Give the listing again exactly, omitting its images.

[Given entries]:

◆ ◆ ◆ ◆ ◆ ◆ ◆

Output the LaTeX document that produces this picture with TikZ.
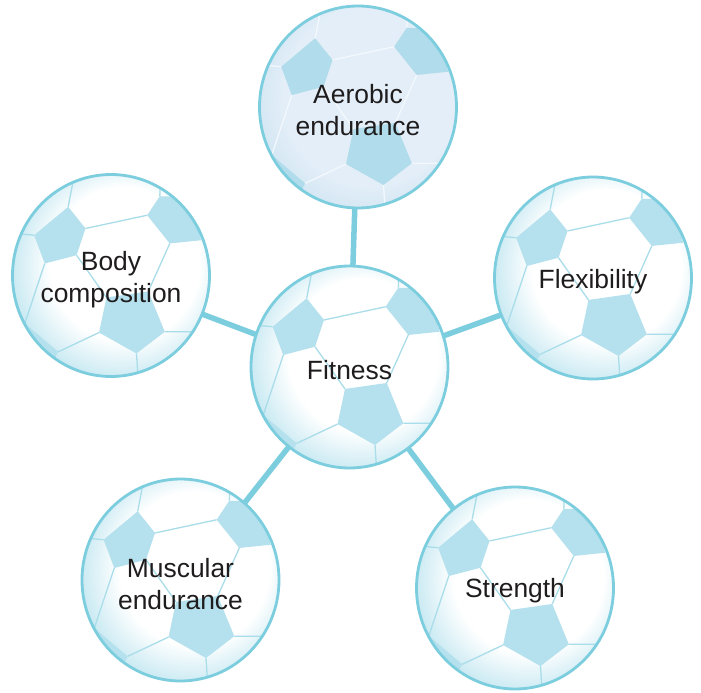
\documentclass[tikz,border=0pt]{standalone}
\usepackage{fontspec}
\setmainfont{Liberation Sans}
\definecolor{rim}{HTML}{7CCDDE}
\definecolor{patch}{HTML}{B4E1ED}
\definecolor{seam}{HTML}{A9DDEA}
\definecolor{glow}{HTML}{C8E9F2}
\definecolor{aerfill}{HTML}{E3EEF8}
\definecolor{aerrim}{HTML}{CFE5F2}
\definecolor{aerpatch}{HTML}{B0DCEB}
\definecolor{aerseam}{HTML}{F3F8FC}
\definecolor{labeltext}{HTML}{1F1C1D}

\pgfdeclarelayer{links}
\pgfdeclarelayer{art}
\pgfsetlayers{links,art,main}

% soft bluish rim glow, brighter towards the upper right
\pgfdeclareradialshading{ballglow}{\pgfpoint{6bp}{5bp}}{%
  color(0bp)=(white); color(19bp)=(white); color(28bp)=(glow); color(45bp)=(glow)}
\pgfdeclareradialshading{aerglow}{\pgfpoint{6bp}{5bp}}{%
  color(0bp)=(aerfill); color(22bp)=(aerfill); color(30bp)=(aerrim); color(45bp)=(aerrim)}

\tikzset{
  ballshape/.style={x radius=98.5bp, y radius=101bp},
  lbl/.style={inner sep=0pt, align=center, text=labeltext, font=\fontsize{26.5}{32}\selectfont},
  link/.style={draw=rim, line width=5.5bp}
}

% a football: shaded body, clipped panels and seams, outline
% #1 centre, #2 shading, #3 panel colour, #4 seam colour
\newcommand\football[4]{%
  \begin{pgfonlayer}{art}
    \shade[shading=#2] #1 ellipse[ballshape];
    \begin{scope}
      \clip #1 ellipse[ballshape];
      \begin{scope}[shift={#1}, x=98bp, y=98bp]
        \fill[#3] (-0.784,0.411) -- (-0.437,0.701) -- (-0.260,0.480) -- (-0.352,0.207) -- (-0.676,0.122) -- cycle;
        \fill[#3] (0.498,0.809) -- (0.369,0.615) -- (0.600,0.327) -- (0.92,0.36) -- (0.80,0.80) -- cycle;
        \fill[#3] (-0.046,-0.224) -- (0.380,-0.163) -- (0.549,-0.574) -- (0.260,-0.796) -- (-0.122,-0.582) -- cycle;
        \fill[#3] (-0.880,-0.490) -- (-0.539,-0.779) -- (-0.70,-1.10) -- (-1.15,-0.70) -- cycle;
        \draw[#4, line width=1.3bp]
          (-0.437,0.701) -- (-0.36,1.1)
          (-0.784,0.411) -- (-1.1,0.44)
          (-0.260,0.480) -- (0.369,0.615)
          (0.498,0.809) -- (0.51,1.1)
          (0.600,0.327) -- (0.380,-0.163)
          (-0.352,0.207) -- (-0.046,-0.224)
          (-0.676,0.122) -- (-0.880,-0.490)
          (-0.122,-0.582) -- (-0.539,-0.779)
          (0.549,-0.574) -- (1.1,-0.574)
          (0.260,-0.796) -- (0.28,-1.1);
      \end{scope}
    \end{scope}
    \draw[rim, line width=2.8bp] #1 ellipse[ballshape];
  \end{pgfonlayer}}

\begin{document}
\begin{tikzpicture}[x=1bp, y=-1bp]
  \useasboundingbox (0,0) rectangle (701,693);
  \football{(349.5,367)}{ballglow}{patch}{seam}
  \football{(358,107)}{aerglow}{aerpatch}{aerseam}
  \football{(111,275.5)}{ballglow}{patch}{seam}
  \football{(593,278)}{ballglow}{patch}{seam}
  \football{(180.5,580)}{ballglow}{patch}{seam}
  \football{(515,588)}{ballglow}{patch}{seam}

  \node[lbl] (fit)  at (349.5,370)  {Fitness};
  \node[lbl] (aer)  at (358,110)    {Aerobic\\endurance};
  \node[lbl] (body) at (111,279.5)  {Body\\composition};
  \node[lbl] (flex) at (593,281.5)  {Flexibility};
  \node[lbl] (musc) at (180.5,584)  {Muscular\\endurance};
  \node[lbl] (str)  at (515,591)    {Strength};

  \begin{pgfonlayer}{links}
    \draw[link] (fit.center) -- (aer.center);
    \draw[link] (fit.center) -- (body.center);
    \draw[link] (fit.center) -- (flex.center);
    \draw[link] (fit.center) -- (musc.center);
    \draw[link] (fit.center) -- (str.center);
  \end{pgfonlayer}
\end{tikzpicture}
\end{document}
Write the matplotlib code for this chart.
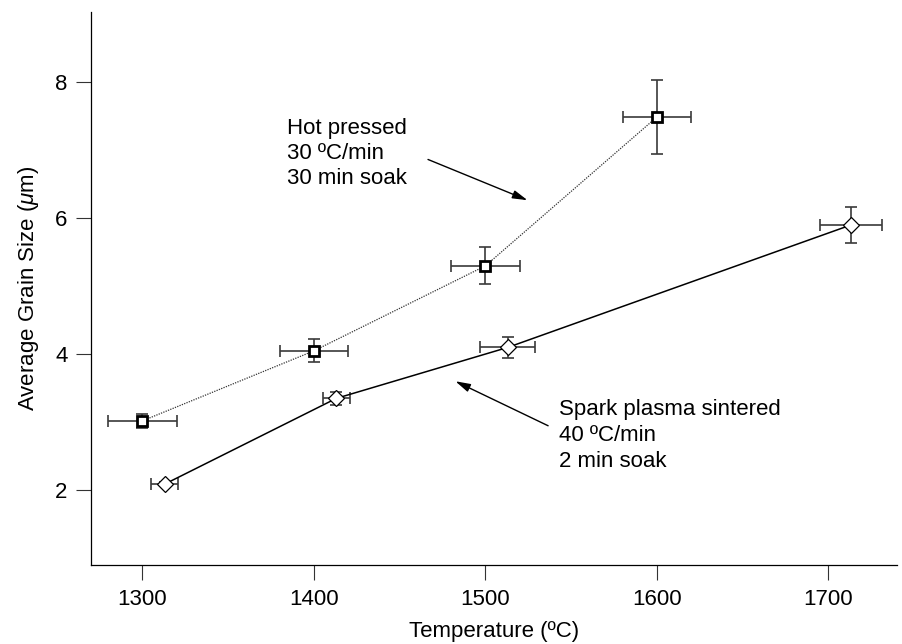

◆ ◆ ◆ ◆ ◆ ◆ ◆

[Full answer]:
Output the LaTeX document that produces this picture with TikZ.
\documentclass[tikz,border=0pt]{standalone}
\usepackage{fontspec}
\setmainfont{Liberation Sans}
\definecolor{rim}{HTML}{7CCDDE}
\definecolor{patch}{HTML}{B4E1ED}
\definecolor{seam}{HTML}{A9DDEA}
\definecolor{glow}{HTML}{C8E9F2}
\definecolor{aerfill}{HTML}{E3EEF8}
\definecolor{aerrim}{HTML}{CFE5F2}
\definecolor{aerpatch}{HTML}{B0DCEB}
\definecolor{aerseam}{HTML}{F3F8FC}
\definecolor{labeltext}{HTML}{1F1C1D}

\pgfdeclarelayer{links}
\pgfdeclarelayer{art}
\pgfsetlayers{links,art,main}

% soft bluish rim glow, brighter towards the upper right
\pgfdeclareradialshading{ballglow}{\pgfpoint{6bp}{5bp}}{%
  color(0bp)=(white); color(19bp)=(white); color(28bp)=(glow); color(45bp)=(glow)}
\pgfdeclareradialshading{aerglow}{\pgfpoint{6bp}{5bp}}{%
  color(0bp)=(aerfill); color(22bp)=(aerfill); color(30bp)=(aerrim); color(45bp)=(aerrim)}

\tikzset{
  ballshape/.style={x radius=98.5bp, y radius=101bp},
  lbl/.style={inner sep=0pt, align=center, text=labeltext, font=\fontsize{26.5}{32}\selectfont},
  link/.style={draw=rim, line width=5.5bp}
}

% a football: shaded body, clipped panels and seams, outline
% #1 centre, #2 shading, #3 panel colour, #4 seam colour
\newcommand\football[4]{%
  \begin{pgfonlayer}{art}
    \shade[shading=#2] #1 ellipse[ballshape];
    \begin{scope}
      \clip #1 ellipse[ballshape];
      \begin{scope}[shift={#1}, x=98bp, y=98bp]
        \fill[#3] (-0.784,0.411) -- (-0.437,0.701) -- (-0.260,0.480) -- (-0.352,0.207) -- (-0.676,0.122) -- cycle;
        \fill[#3] (0.498,0.809) -- (0.369,0.615) -- (0.600,0.327) -- (0.92,0.36) -- (0.80,0.80) -- cycle;
        \fill[#3] (-0.046,-0.224) -- (0.380,-0.163) -- (0.549,-0.574) -- (0.260,-0.796) -- (-0.122,-0.582) -- cycle;
        \fill[#3] (-0.880,-0.490) -- (-0.539,-0.779) -- (-0.70,-1.10) -- (-1.15,-0.70) -- cycle;
        \draw[#4, line width=1.3bp]
          (-0.437,0.701) -- (-0.36,1.1)
          (-0.784,0.411) -- (-1.1,0.44)
          (-0.260,0.480) -- (0.369,0.615)
          (0.498,0.809) -- (0.51,1.1)
          (0.600,0.327) -- (0.380,-0.163)
          (-0.352,0.207) -- (-0.046,-0.224)
          (-0.676,0.122) -- (-0.880,-0.490)
          (-0.122,-0.582) -- (-0.539,-0.779)
          (0.549,-0.574) -- (1.1,-0.574)
          (0.260,-0.796) -- (0.28,-1.1);
      \end{scope}
    \end{scope}
    \draw[rim, line width=2.8bp] #1 ellipse[ballshape];
  \end{pgfonlayer}}

\begin{document}
\begin{tikzpicture}[x=1bp, y=-1bp]
  \useasboundingbox (0,0) rectangle (701,693);
  \football{(349.5,367)}{ballglow}{patch}{seam}
  \football{(358,107)}{aerglow}{aerpatch}{aerseam}
  \football{(111,275.5)}{ballglow}{patch}{seam}
  \football{(593,278)}{ballglow}{patch}{seam}
  \football{(180.5,580)}{ballglow}{patch}{seam}
  \football{(515,588)}{ballglow}{patch}{seam}

  \node[lbl] (fit)  at (349.5,370)  {Fitness};
  \node[lbl] (aer)  at (358,110)    {Aerobic\\endurance};
  \node[lbl] (body) at (111,279.5)  {Body\\composition};
  \node[lbl] (flex) at (593,281.5)  {Flexibility};
  \node[lbl] (musc) at (180.5,584)  {Muscular\\endurance};
  \node[lbl] (str)  at (515,591)    {Strength};

  \begin{pgfonlayer}{links}
    \draw[link] (fit.center) -- (aer.center);
    \draw[link] (fit.center) -- (body.center);
    \draw[link] (fit.center) -- (flex.center);
    \draw[link] (fit.center) -- (musc.center);
    \draw[link] (fit.center) -- (str.center);
  \end{pgfonlayer}
\end{tikzpicture}
\end{document}
Write the matplotlib code for this chart.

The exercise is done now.